[Exercise requirements]
Reply with one number only: the count of lines below that contain the word "this".

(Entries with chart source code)

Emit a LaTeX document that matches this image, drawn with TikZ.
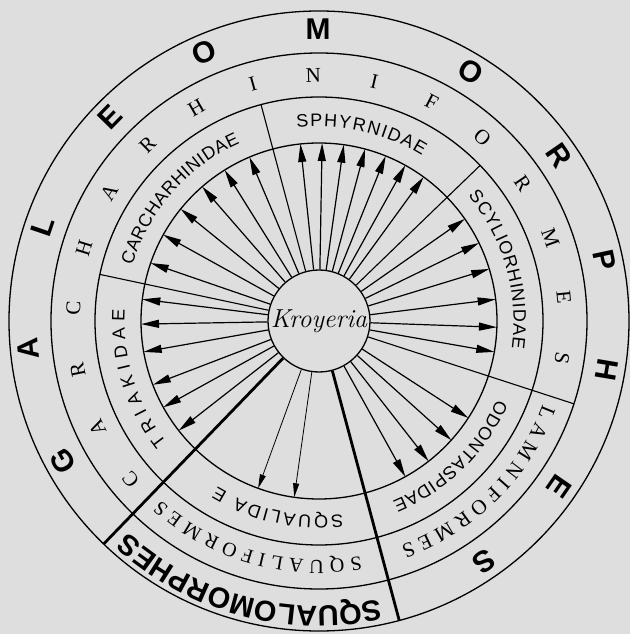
\documentclass[tikz,border=0pt]{standalone}
\usepackage{fontspec}
\usetikzlibrary{arrows.meta,decorations.text}
\newfontfamily\lsans{Liberation Sans}
\newfontfamily\lserif{Liberation Serif}
\definecolor{bg}{RGB}{222,222,222}
\tikzset{
  ring/.style={line width=1.3pt},
  septhin/.style={line width=1.1pt},
  septhick/.style={line width=2.8pt},
  ray/.style={line width=1.2pt,-{Triangle[length=18pt,width=8pt]}},
  thinray/.style={line width=0.8pt,-{Triangle[length=14pt,width=6pt]}},
  bigletter/.style={font=\lsans\bfseries\fontsize{30}{30}\selectfont, inner sep=0pt},
  midletter/.style={font=\lserif\fontsize{21}{21}\selectfont, inner sep=0pt},
}
\newcommand\arcword[5]{\path[decorate,decoration={text along path,text={|#1|#5},text align={fit to path}}] (#2:#4) arc[start angle=#2,end angle=#3,radius=#4];}
\begin{document}
\begin{tikzpicture}
\useasboundingbox (-319pt,-313pt) rectangle (311pt,321pt);
\fill[bg] (-319pt,-313pt) rectangle (311pt,321pt);
% rings
\draw[ring] (0,0) circle[radius=310pt];
\draw[ring] (0,0) circle[radius=268pt];
\draw[ring] (0,0) circle[radius=224pt];
\draw[ring] (0,0) circle[radius=178pt];
% centre
\node[circle, draw, ring, minimum size=102pt, inner sep=0pt, fill=bg] (k) at (0,0) {\itshape\fontsize{26}{26}\selectfont Kroyeria};
% separators
\draw[septhin] (k.105) -- (105:224pt);
\draw[septhin] (k.44) -- (44:224pt);
\draw[septhin] (k.168) -- (168:224pt);
\draw[septhin] (k.342) -- (342:268pt);
\draw[septhick] (k.226) -- (226:310pt);
\draw[septhick] (k.285) -- (285:310pt);
% arrows
\foreach \a in {96,89,82,75,68,61,54, 113,122,131,141,151,161, 173,181,190,201,209,218, 35,26,17,7,358,350, 327,318,308,299}
  \draw[ray] (k.\a) -- (\a:178pt);
\foreach \a in {250,262}
  \draw[thinray] (k.\a) -- (\a:178pt);
% families
\arcword{\lsans\fontsize{18}{18}\selectfont}{96.5}{58}{194.5pt}{SPHYRNIDAE}
\arcword{\lsans\fontsize{18}{18}\selectfont}{163.5}{114}{194.5pt}{CARCHARHINIDAE}
\arcword{\lsans\fontsize{18}{18}\selectfont}{40}{-8}{194.5pt}{SCYLIORHINIDAE}
\arcword{\lsans\fontsize{18}{18}\selectfont}{218.5}{176.5}{194.5pt}{TRIAKIDAE}
\arcword{\lsans\fontsize{18}{18}\selectfont}{-23.8}{-67.8}{194.5pt}{ODONTASPIDAE}
\arcword{\lsans\fontsize{18}{18}\selectfont}{277}{238.5}{194.5pt}{SQUALIDA E}
% orders
\foreach \ch [count=\i from 0] in {C,A,R,C,H,A,R,H,I,N,I,F,O,R,M,E,S} {
  \pgfmathsetmacro\ang{220-14.3*\i}
  \node[midletter, rotate=\ang-90] (cf\i) at (\ang:246pt) {\ch};
}
\arcword{\lserif\fontsize{20}{20}\selectfont}{280}{228.5}{239pt}{SQUALIFORMES}
\arcword{\lserif\fontsize{21}{21}\selectfont}{-20.5}{-70}{239pt}{LAMNIFORMES}
% superorders
\foreach \ch/\ang [count=\i] in {G/208.7,A/185.4,L/161.2,E/135.7,O/113.2,M/90.2,O/58.7,R/34.6,P/12,H/-9.6,E/-34.6,S/-55.5}
  \node[bigletter, rotate=\ang-90] (gm\i) at (\ang:292pt) {\ch};
\arcword{\lsans\bfseries\fontsize{29}{29}\selectfont}{282.3}{228.7}{285pt}{SQUALOMORPHES}
\end{tikzpicture}
\end{document}
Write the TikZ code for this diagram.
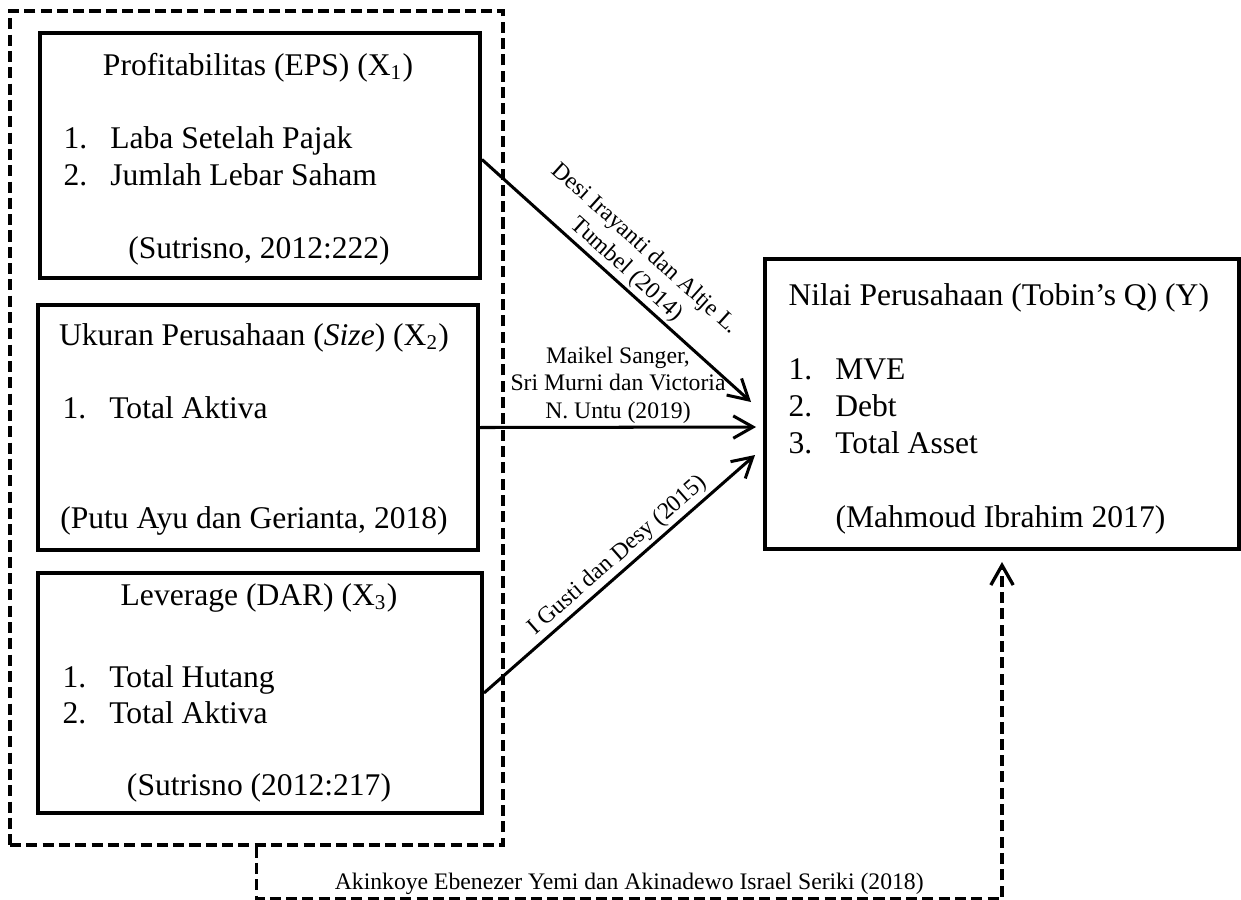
\documentclass[tikz,border=0pt]{standalone}
\usepackage{fontspec}
\setmainfont{Liberation Serif}
\usetikzlibrary{arrows.meta,calc,fit,positioning}

\newcommand{\itemline}[2]{\makebox[17.8pt][l]{#1}#2}

\begin{document}
\begin{tikzpicture}[
        x=0.38pt,
        y=-0.38pt,
        variable box/.style={draw,line width=1.5pt,inner sep=0pt},
        group box/.style={
            draw,line width=1.25pt,dash pattern=on 4.2pt off 2pt,inner sep=0pt
        },
        box text/.style={inner sep=0pt,font=\fontsize{12}{13.9}\selectfont},
        source label/.style={
            inner sep=1pt,align=center,font=\fontsize{9}{10.45}\selectfont
        },
        effect arrow/.style={
            line width=1.15pt,-{Straight Barb[length=7.5pt,width=8.5pt]}
        },
        joint arrow/.style={
            effect arrow,line width=1.25pt,dash pattern=on 4.2pt off 2pt
        }
    ]
        \useasboundingbox (0,0) rectangle (1241,899);

        % The three independent variables inside one dashed group.
        \node[group box,fit={(10,11) (503,845)}] (xgroup) {};
        \node[variable box,fit={(40,33) (480,278)}] (xone) {};
        \node[variable box,fit={(38,305) (478,550)}] (xtwo) {};
        \node[variable box,fit={(38,573) (482,813)}] (xthree) {};

        % The dependent variable.
        \node[variable box,fit={(765,259) (1239,549)}] (ybox) {};

        % Texts of the first box.
        \node[box text,anchor=base] (xonetitle) at (258,75)
            {Profitabilitas (EPS) (X\textsubscript{1})};
        \node[box text,anchor=base west] (xoneitema) at (63,148)
            {\itemline{1.}{Laba Setelah Pajak}};
        \node[box text,anchor=base west] (xoneitemb) at (63,185)
            {\itemline{2.}{Jumlah Lebar Saham}};
        \node[box text,anchor=base] (xonesource) at (259,258)
            {(Sutrisno, 2012:222)};

        % Texts of the second box.
        \node[box text,anchor=base] (xtwotitle) at (254,345)
            {Ukuran Perusahaan (\textit{Size}) (X\textsubscript{2})};
        \node[box text,anchor=base west] (xtwoitema) at (62,418)
            {\itemline{1.}{Total Aktiva}};
        \node[box text,anchor=base] (xtwosource) at (254,528)
            {(Putu Ayu dan Gerianta, 2018)};

        % Texts of the third box.
        \node[box text,anchor=base] (xthreetitle) at (259,605)
            {Leverage (DAR) (X\textsubscript{3})};
        \node[box text,anchor=base west] (xthreeitema) at (62,687)
            {\itemline{1.}{Total Hutang}};
        \node[box text,anchor=base west] (xthreeitemb) at (62,723)
            {\itemline{2.}{Total Aktiva}};
        \node[box text,anchor=base] (xthreesource) at (259,795)
            {(Sutrisno (2012:217)};

        % Texts of the dependent variable.
        \node[box text,anchor=base west] (ytitle) at (788,305)
            {Nilai Perusahaan (Tobin’s Q) (Y)};
        \node[box text,anchor=base west] (yitema) at (788,379)
            {\itemline{1.}{MVE}};
        \node[box text,anchor=base west] (yitemb) at (788,416)
            {\itemline{2.}{Debt}};
        \node[box text,anchor=base west] (yitemc) at (788,453)
            {\itemline{3.}{Total Asset}};
        \node[box text,anchor=base west] (ysource) at (835,527)
            {(Mahmoud Ibrahim 2017)};

        % Arrow ends stop short of the dependent box.
        \coordinate (xonestart) at ($(xone.east)+(0,4)$);
        \coordinate (tipone) at ($(ybox.west)+(-12,-2)$);
        \coordinate (tiptwo) at ($(ybox.west)+(-7,23)$);
        \coordinate (tipthree) at ($(ybox.west)+(-8,51)$);
        \coordinate (tipjoint) at ($(ybox.south)+(0,11)$);

        % Partial effects.
        \draw[effect arrow] (xonestart)
            -- node[source label,sloped,above,pos=0.5]
                {Desi Irayanti dan Altje L.\\Tumbel (2014)}
            (tipone);
        \draw[effect arrow] (xtwo.east)
            -- node[source label,above]
                {Maikel Sanger,\\Sri Murni dan Victoria\\N. Untu (2019)}
            (tiptwo);
        \draw[effect arrow] (xthree.east)
            -- node[source label,sloped,above,pos=0.53]
                {I Gusti dan Desy (2015)}
            (tipthree);

        % Joint effect of the group.
        \draw[joint arrow] (xgroup.south) -- ++(0,52)
            -| node[source label,above,pos=0.25]
                {Akinkoye Ebenezer Yemi dan Akinadewo Israel Seriki (2018)}
            (tipjoint);
    \end{tikzpicture}
\end{document}
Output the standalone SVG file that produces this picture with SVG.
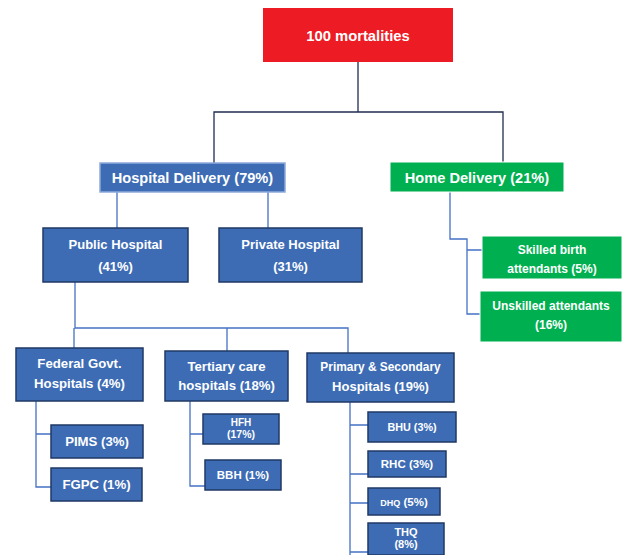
<svg xmlns="http://www.w3.org/2000/svg" width="623" height="555" viewBox="0 0 623 555">
<style>
.b{fill:#3D6CB5;stroke:#1F3864;stroke-width:1.5}
.g{fill:#00B050;stroke:#FFFFFF;stroke-width:1}
.r{fill:#ED1C24}
text{font-family:"Liberation Sans",Arial,sans-serif;font-weight:bold;fill:#FFFFFF;text-anchor:middle}
.top{fill:none;stroke:#1F2D4F;stroke-width:1.3}
.c{fill:none;stroke:#4472C4;stroke-width:1.3}
</style>
<rect width="623" height="555" fill="#FFFFFF"/>
<g id="connectors">
<path class="top" d="M358 62V112M214 163V112H503V162"/>
<path class="c" d="M117 192V228M268 192V228"/>
<path class="c" d="M450 192V239H467V314H480M467 250H482"/>
<path class="c" d="M75 282V328H348V353M74 328V348M227 328V351"/>
<path class="c" d="M36 401V487H51M36 434H51"/>
<path class="c" d="M190 401V486H205M190 434H203"/>
<path class="c" d="M350 402V555M350 425H368M350 474H368M350 503H368M350 552H368"/>
</g>
<g id="n-root"><rect class="r" x="263" y="8" width="190" height="54"/><text x="358" y="41" font-size="14.8">100 mortalities</text></g>
<g id="n-hospital"><rect class="b" x="100" y="163" width="185" height="29" style="stroke:#8EA9DB"/><text x="192.5" y="183" font-size="14.6">Hospital Delivery (79%)</text></g>
<g id="n-home"><rect class="g" x="390" y="162" width="174" height="30"/><text x="477" y="183" font-size="14.6">Home Delivery (21%)</text></g>
<g id="n-public"><rect class="b" x="43" y="228" width="145" height="54"/><text x="115.5" y="249" font-size="13">Public Hospital</text><text x="115.5" y="271" font-size="13">(41%)</text></g>
<g id="n-private"><rect class="b" x="219" y="228" width="143" height="54"/><text x="290.5" y="249" font-size="13">Private Hospital</text><text x="290.5" y="271" font-size="13">(31%)</text></g>
<g id="n-skilled"><rect class="g" x="482" y="236" width="140" height="43"/><text x="552" y="254" font-size="12">Skilled birth</text><text x="552" y="273" font-size="12">attendants (5%)</text></g>
<g id="n-unskilled"><rect class="g" x="480" y="291" width="142" height="51"/><text x="551" y="310" font-size="12">Unskilled attendants</text><text x="551" y="329" font-size="12">(16%)</text></g>
<g id="n-federal"><rect class="b" x="16" y="348" width="127" height="53"/><text x="79.5" y="368" font-size="13.2">Federal Govt.</text><text x="79.5" y="388" font-size="13.2">Hospitals (4%)</text></g>
<g id="n-tertiary"><rect class="b" x="165" y="351" width="123" height="50"/><text x="226.5" y="371" font-size="13.2">Tertiary care</text><text x="226.5" y="390" font-size="13.2">hospitals (18%)</text></g>
<g id="n-primary"><rect class="b" x="307" y="353" width="147" height="49"/><text x="380.5" y="371" font-size="11.9">Primary &amp; Secondary</text><text x="380.5" y="391" font-size="13">Hospitals (19%)</text></g>
<g id="n-pims"><rect class="b" x="51" y="425" width="92" height="33"/><text x="97" y="446" font-size="13.2">PIMS (3%)</text></g>
<g id="n-fgpc"><rect class="b" x="51" y="468" width="91" height="33"/><text x="96.5" y="489" font-size="13.2">FGPC (1%)</text></g>
<g id="n-hfh"><rect class="b" x="203" y="414" width="76" height="30"/><text x="241" y="426" font-size="10">HFH</text><text x="241" y="438" font-size="10.5">(17%)</text></g>
<g id="n-bbh"><rect class="b" x="205" y="460" width="76" height="30"/><text x="243" y="479" font-size="11.5">BBH (1%)</text></g>
<g id="n-bhu"><rect class="b" x="368" y="412" width="88" height="30"/><text x="412" y="431" font-size="10.8">BHU (3%)</text></g>
<g id="n-rhc"><rect class="b" x="368" y="451" width="78" height="26"/><text x="407" y="468" font-size="11.5">RHC (3%)</text></g>
<g id="n-dhq"><rect class="b" x="368" y="488" width="72" height="27"/><text x="404" y="506" font-size="11.5"><tspan font-size="9">DHQ</tspan> (5%)</text></g>
<g id="n-thq"><rect class="b" x="368" y="523" width="76" height="32"/><text x="406" y="535.5" font-size="11">THQ</text><text x="406" y="548" font-size="11">(8%)</text></g>
</svg>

[Task solution]
3